One Family's Story
by Harriet Tramer
(Cleveland Heights, Ohio)
I've written a book - Rounding the Circle of Love: Growing Up as She Grows Old published by LadyBug Press. It will be available for sale within the next few months.
It deals with challenges that families - particularly families who opt for residential care - face as they support their elders.
The book includes a story - One Family's Story - that might be representative of what some folks in this position experience.
The first segment of this story is included below. Other segments will follow.
Harriet Tramer
Just as Jon was pulling out of his driveway one morning, his cell phone rang. And a voice at the other end delivered the news every child of an aging parent dreads hearing. Jake, his father, had fallen and broken his leg. It was a serious injury, one that could even prove life threatening for a man his age.
Jon ignored speed limits as he made his way to the hospital; nothing other than the norm for him. And before he even got there he called his sister, Beatrice, at the school where he worked and told her what had happened.

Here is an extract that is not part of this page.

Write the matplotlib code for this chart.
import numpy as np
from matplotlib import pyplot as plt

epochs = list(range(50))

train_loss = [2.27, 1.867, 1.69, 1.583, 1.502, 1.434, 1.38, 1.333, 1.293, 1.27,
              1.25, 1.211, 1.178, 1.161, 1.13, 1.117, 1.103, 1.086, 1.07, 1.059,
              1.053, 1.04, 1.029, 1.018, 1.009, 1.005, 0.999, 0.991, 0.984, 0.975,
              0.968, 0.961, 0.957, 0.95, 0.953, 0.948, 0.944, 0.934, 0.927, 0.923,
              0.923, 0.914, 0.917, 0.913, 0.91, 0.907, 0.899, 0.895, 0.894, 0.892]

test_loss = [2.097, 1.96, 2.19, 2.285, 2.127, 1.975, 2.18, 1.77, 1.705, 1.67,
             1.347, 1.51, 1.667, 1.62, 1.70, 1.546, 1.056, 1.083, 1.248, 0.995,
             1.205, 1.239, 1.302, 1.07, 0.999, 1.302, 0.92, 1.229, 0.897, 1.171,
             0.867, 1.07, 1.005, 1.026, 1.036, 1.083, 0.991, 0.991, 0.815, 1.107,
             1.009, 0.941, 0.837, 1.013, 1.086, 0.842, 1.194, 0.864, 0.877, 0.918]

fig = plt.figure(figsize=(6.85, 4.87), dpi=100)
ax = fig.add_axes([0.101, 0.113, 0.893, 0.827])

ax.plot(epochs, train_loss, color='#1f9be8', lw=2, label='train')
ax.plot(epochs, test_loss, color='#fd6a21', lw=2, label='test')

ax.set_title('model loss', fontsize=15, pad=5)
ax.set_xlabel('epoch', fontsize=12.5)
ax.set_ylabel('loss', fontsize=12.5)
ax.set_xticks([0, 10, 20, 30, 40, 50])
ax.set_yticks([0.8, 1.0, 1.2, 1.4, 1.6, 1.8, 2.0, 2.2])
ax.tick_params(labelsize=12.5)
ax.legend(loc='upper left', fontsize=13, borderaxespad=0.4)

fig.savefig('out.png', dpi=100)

Although Jon had expected to hear a long period of silence as she absorbed the news, she immediately started screaming, “How did we ever let this happen? Why weren’t we keeping a closer watch on him?”

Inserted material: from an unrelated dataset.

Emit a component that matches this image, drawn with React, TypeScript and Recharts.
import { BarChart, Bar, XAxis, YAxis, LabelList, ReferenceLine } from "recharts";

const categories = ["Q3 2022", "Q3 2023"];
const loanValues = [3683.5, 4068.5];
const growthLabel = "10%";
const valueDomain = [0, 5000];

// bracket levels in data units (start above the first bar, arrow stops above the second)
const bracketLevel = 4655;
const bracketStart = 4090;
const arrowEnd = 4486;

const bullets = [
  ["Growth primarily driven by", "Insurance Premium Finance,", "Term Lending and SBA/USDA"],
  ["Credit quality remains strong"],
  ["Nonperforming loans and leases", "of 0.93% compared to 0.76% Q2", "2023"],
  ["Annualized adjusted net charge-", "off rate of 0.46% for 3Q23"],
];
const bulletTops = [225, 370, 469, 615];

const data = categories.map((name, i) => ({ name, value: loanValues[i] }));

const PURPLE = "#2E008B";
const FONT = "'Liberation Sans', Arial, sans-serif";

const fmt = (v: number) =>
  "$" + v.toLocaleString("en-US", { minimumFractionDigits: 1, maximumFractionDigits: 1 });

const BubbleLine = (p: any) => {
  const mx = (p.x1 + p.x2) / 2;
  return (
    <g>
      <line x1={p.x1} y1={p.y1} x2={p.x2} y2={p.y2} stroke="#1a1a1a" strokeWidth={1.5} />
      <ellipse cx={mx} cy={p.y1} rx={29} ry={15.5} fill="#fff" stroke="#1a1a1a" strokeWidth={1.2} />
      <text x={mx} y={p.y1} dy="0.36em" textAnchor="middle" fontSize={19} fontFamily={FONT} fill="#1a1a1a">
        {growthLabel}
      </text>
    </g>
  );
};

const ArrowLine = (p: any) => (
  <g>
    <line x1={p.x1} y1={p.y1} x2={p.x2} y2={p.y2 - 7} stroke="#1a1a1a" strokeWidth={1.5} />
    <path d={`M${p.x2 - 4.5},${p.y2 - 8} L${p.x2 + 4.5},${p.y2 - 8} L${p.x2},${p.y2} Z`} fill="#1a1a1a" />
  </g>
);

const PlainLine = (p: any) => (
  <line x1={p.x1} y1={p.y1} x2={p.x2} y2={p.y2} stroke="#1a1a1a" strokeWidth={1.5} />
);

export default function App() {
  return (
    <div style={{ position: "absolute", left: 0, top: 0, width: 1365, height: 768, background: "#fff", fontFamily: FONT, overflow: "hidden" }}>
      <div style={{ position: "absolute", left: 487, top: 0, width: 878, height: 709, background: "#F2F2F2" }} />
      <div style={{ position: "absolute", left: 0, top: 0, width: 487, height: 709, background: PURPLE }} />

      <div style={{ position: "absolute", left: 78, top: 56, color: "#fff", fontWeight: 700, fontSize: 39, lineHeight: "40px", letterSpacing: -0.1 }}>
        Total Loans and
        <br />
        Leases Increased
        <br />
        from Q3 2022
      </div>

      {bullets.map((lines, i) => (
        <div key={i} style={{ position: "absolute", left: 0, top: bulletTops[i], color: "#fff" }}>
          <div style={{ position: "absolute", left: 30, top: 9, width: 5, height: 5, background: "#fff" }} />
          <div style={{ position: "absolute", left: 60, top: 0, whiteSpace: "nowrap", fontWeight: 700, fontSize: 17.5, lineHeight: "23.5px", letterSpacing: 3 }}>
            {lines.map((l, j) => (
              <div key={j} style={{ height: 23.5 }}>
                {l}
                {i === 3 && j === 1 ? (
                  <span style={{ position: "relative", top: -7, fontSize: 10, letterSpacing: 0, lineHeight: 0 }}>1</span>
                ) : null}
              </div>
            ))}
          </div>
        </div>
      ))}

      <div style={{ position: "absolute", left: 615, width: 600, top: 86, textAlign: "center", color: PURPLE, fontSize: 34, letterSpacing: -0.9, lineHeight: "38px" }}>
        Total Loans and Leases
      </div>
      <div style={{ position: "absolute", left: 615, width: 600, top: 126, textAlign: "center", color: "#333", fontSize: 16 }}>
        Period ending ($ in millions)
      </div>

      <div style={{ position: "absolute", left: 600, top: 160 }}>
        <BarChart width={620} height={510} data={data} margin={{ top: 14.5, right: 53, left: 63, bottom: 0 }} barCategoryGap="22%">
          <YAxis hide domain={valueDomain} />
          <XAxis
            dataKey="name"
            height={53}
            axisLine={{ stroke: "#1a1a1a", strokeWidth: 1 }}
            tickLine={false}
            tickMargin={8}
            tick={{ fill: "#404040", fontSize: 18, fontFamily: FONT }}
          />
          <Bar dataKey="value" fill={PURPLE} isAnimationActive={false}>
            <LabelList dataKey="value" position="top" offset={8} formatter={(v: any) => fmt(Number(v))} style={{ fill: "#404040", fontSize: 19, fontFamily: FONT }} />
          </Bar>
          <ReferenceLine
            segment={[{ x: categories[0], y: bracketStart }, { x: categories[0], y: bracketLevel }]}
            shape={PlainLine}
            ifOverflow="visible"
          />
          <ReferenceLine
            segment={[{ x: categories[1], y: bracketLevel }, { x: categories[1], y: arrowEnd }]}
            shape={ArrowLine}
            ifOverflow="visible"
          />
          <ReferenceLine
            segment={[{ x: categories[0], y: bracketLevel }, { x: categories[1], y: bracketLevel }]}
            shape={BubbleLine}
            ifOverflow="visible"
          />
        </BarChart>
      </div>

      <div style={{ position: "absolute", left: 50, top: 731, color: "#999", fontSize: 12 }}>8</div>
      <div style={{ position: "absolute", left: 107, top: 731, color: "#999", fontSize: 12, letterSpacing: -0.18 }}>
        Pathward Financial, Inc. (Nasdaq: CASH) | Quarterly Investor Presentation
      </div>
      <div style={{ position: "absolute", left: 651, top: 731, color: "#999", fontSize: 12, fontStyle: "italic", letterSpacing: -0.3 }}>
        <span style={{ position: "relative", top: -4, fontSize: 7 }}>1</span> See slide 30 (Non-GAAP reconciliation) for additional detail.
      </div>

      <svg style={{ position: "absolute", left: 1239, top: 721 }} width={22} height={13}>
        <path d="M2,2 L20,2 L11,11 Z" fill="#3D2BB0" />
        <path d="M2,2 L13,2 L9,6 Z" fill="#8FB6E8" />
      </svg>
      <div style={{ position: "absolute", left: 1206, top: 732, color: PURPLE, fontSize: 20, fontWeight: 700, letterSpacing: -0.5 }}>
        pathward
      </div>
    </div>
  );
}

Jon’s response to those questions – which Beatrice shrieked in a tone tinged with hysteria - was swift and definitive. He stopped by Jake’s apartment whenever he possibly could, and he even paid some of his bills. What more could anybody expect of him? Accidents happen and Jake’s falling simply had to be considered something that was unfortunate but essentially unavoidable.

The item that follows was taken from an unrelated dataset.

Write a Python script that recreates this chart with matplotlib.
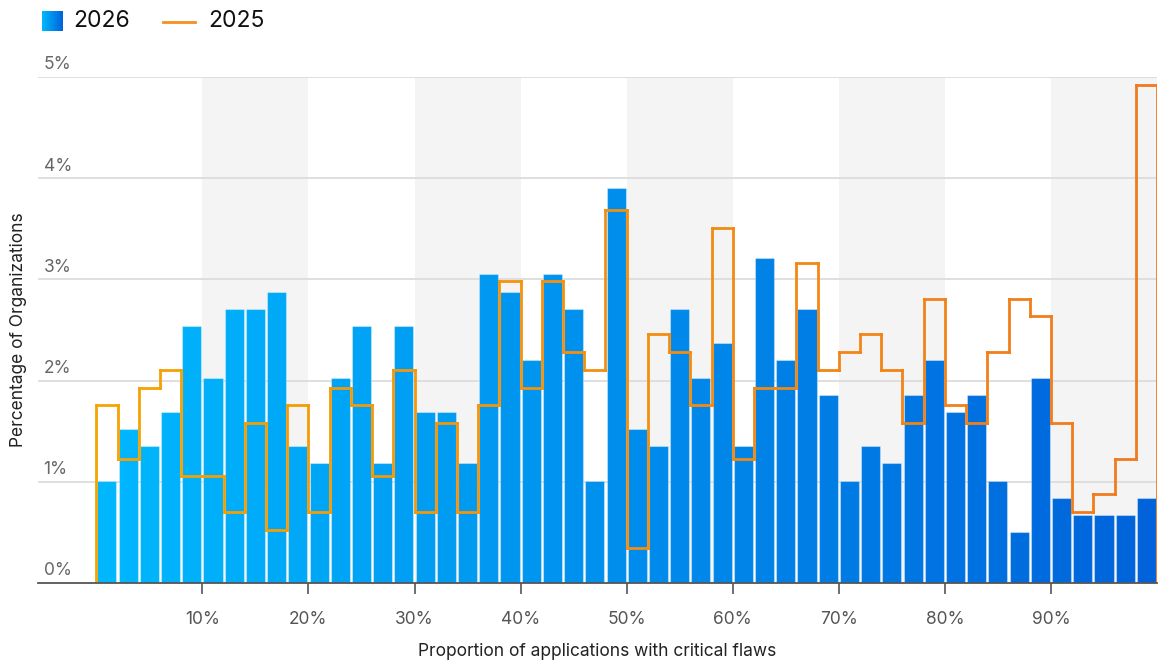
import numpy as np
import matplotlib
matplotlib.use("Agg")
import matplotlib.pyplot as plt
from matplotlib.collections import LineCollection
from matplotlib.colors import to_rgb

plt.rcParams['font.family'] = ['Inter', 'DejaVu Sans']

## 2% 구간별 값
bin_edges = np.arange(0, 102, 2)
share_2026 = [1.01, 1.52, 1.35, 1.69, 2.54, 2.03, 2.71, 2.71, 2.88, 1.35,
              1.19, 2.03, 2.54, 1.19, 2.54, 1.69, 1.69, 1.19, 3.05, 2.88,
              2.20, 3.05, 2.71, 1.01, 3.90, 1.52, 1.35, 2.71, 2.03, 2.37,
              1.35, 3.21, 2.20, 2.71, 1.86, 1.01, 1.35, 1.19, 1.86, 2.20,
              1.69, 1.86, 1.01, 0.50, 2.03, 0.84, 0.67, 0.67, 0.67, 0.84]
share_2025 = [1.76, 1.23, 1.93, 2.10, 1.06, 1.06, 0.70, 1.58, 0.52, 1.76,
              0.70, 1.93, 1.76, 1.06, 2.10, 0.70, 1.58, 0.70, 1.76, 2.98,
              1.93, 2.98, 2.28, 2.10, 3.69, 0.35, 2.46, 2.28, 1.76, 3.51,
              1.23, 1.93, 1.93, 3.16, 2.10, 2.28, 2.46, 2.10, 1.58, 2.81,
              1.76, 1.58, 2.28, 2.81, 2.64, 1.58, 0.70, 0.88, 1.23, 4.92]
x_ticks = [10, 20, 30, 40, 50, 60, 70, 80, 90]
x_tick_labels = ['10%', '20%', '30%', '40%', '50%', '60%', '70%', '80%', '90%']
y_ticks = [0, 1, 2, 3, 4, 5]
y_tick_labels = ['0%', '1%', '2%', '3%', '4%', '5%']
band_starts = [10, 30, 50, 70, 90]

blue_left, blue_right = np.array(to_rgb('#00b8fe')), np.array(to_rgb('#0062da'))
orange_left, orange_right = np.array(to_rgb('#f6a400')), np.array(to_rgb('#f0791f'))


def mix(a, b, t):
    return tuple(a + (b - a) * t)


fig = plt.figure(figsize=(11.64, 6.62), dpi=100)
ax = fig.add_axes([38 / 1164, 1 - 583 / 662, (1157 - 38) / 1164, (583 - 77) / 662])

## 회색 배경 구간
for s in band_starts:
    ax.axvspan(s, s + 10, ymin=0, ymax=1, color='#f4f4f4', zorder=0, lw=0)

## 가로 격자
for v in y_ticks[1:]:
    ax.axhline(v, color='#dcdcdc', lw=1.3, zorder=0.5)

## 2026 막대
centers = (bin_edges[:-1] + bin_edges[1:]) / 2
bar_colors = [mix(blue_left, blue_right, c / 100) for c in centers]
ax.bar(centers, share_2026, width=1.8, color=bar_colors,
       edgecolor=(1, 1, 1, 0.35), linewidth=0.8, zorder=2)

## 2025 계단선 (그라데이션)
xs = [bin_edges[0]]
ys = [0]
for i, v in enumerate(share_2025):
    xs += [bin_edges[i], bin_edges[i + 1]]
    ys += [v, v]
xs.append(bin_edges[-1])
ys.append(0)
pts = np.column_stack([xs, ys])
segs = np.stack([pts[:-1], pts[1:]], axis=1)
seg_colors = [mix(orange_left, orange_right, (a[0] + b[0]) / 200) for a, b in segs]
lc = LineCollection(segs, colors=seg_colors, linewidths=2, zorder=3,
                    capstyle='projecting', joinstyle='miter')
ax.add_collection(lc)

ax.set_xlim(-5.5, 100)
ax.set_ylim(0, 5)
for sp in ['top', 'right', 'left']:
    ax.spines[sp].set_visible(False)
ax.spines['bottom'].set_color('#555555')
ax.spines['bottom'].set_linewidth(1.3)
ax.spines['bottom'].set_zorder(4)

ax.set_xticks(x_ticks)
ax.set_xticklabels(x_tick_labels)
ax.tick_params(axis='x', direction='out', length=8, width=1.2, color='#555555',
               labelsize=12.5, labelcolor='#555555', pad=12)
ax.set_yticks([])

for v, lab in zip(y_ticks, y_tick_labels):
    ax.text(0.005, v + 0.035, lab, transform=ax.get_yaxis_transform(),
            ha='left', va='bottom', fontsize=12.5, color='#666666')

ax.set_xlabel('Proportion of applications with critical flaws', fontsize=12.5,
              color='#222222', labelpad=11)
fig.text(19 / 1164, 1 - 330 / 662, 'Percentage of Organizations', rotation=90,
         ha='center', va='center', fontsize=12.5, color='#222222')

## 범례
lax = fig.add_axes([42 / 1164, 1 - 31 / 662, 20 / 1164, 20 / 662])
grad = np.linspace(0, 1, 50)
lax.imshow(np.array([[mix(blue_left, blue_right, t) for t in grad]]),
           aspect='auto', extent=[0, 1, 0, 1])
lax.axis('off')
fig.text(73 / 1164, 1 - 21 / 662, '2026', ha='left', va='center', fontsize=16.5, color='#111111')
fig.add_artist(plt.Line2D([163 / 1164, 195 / 1164], [1 - 22 / 662, 1 - 22 / 662],
                          color='#f39020', lw=2, transform=fig.transFigure))
fig.text(208 / 1164, 1 - 21 / 662, '2025', ha='left', va='center', fontsize=16.5, color='#111111')

fig.savefig('out.png', dpi=100)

But Beatrice refused to be pacified. She kept screaming the same thing – “How did we ever let this happen” – over and over. And, his patience near the breaking point, Jon told her that he was hanging up and that she should come to the hospital and see for herself what happening.
That conversation – screaming match actually – was the first time in years Jon and Beatrice had done more than glance briefly at one another during family events; hardly surprising considering as they lived in two different worlds.
Jon was a very successful businessman if he did not say so himself. His cars were the latest and the greatest and his homes were spread across three states, even during a time when many families were facing foreclosures.
Days on the golf course, at a country club or in some exotic vacation spot were not his things. But long hours in front of a computer, a cell phone pushed up tight against his ear, was a daily routine with him. He made deals and deals had made him into what he wanted to be.
His sister Beatrice on the other hand would not have known the difference between a stock and a bond; nor cared. Her life was devoted to the children she taught at a school for special needs kids. And while Jon had a knack for getting the best bang for his buck, she could work magic with those kids.
Even kids who were essentially non-verbal would start chirping away when she talked to them. And those who had long established patterns of becoming agitated at the slightest provocation – a lost toothbrush, a pencil out of place - became calm in her presence.
How did she do it? Well, there was something almost spiritual about the way she approached her work. When she looked at the kids she taught, she did not see the same disturbed youngsters everybody else did. Rather, in her eyes, they became students willing and anxious to learn everything they could. It would just take a little while to break through the “odd” behaviors that prevented them from progressing.
And as he worked with them, she made those barriers fall. Many of her students ended up being mainstreamed into “regular” classes, eventually graduating from high school or even from college. In time, the calmness and determination they showed when she worked with them became their accustomed way of doing things no matter who was around.
Beatrice, however, was anything but calm and controlled when she arrived at the hospital. Rushing through the place until she found Jon, she did not even bother to say, “Hello” before she launched into her tirade.
“Where is he? Why aren’t you with him?” she demanded to know.
And instead of yelling back at her, Jon - a past expert at dealing with clients who become emotional - tried to calm Beatrice by explaining that Jake was under heavy sedation and she could not see him now. But she refused to be deterred and not knowing what else he could do, Jon led her down the hall to their father’s room.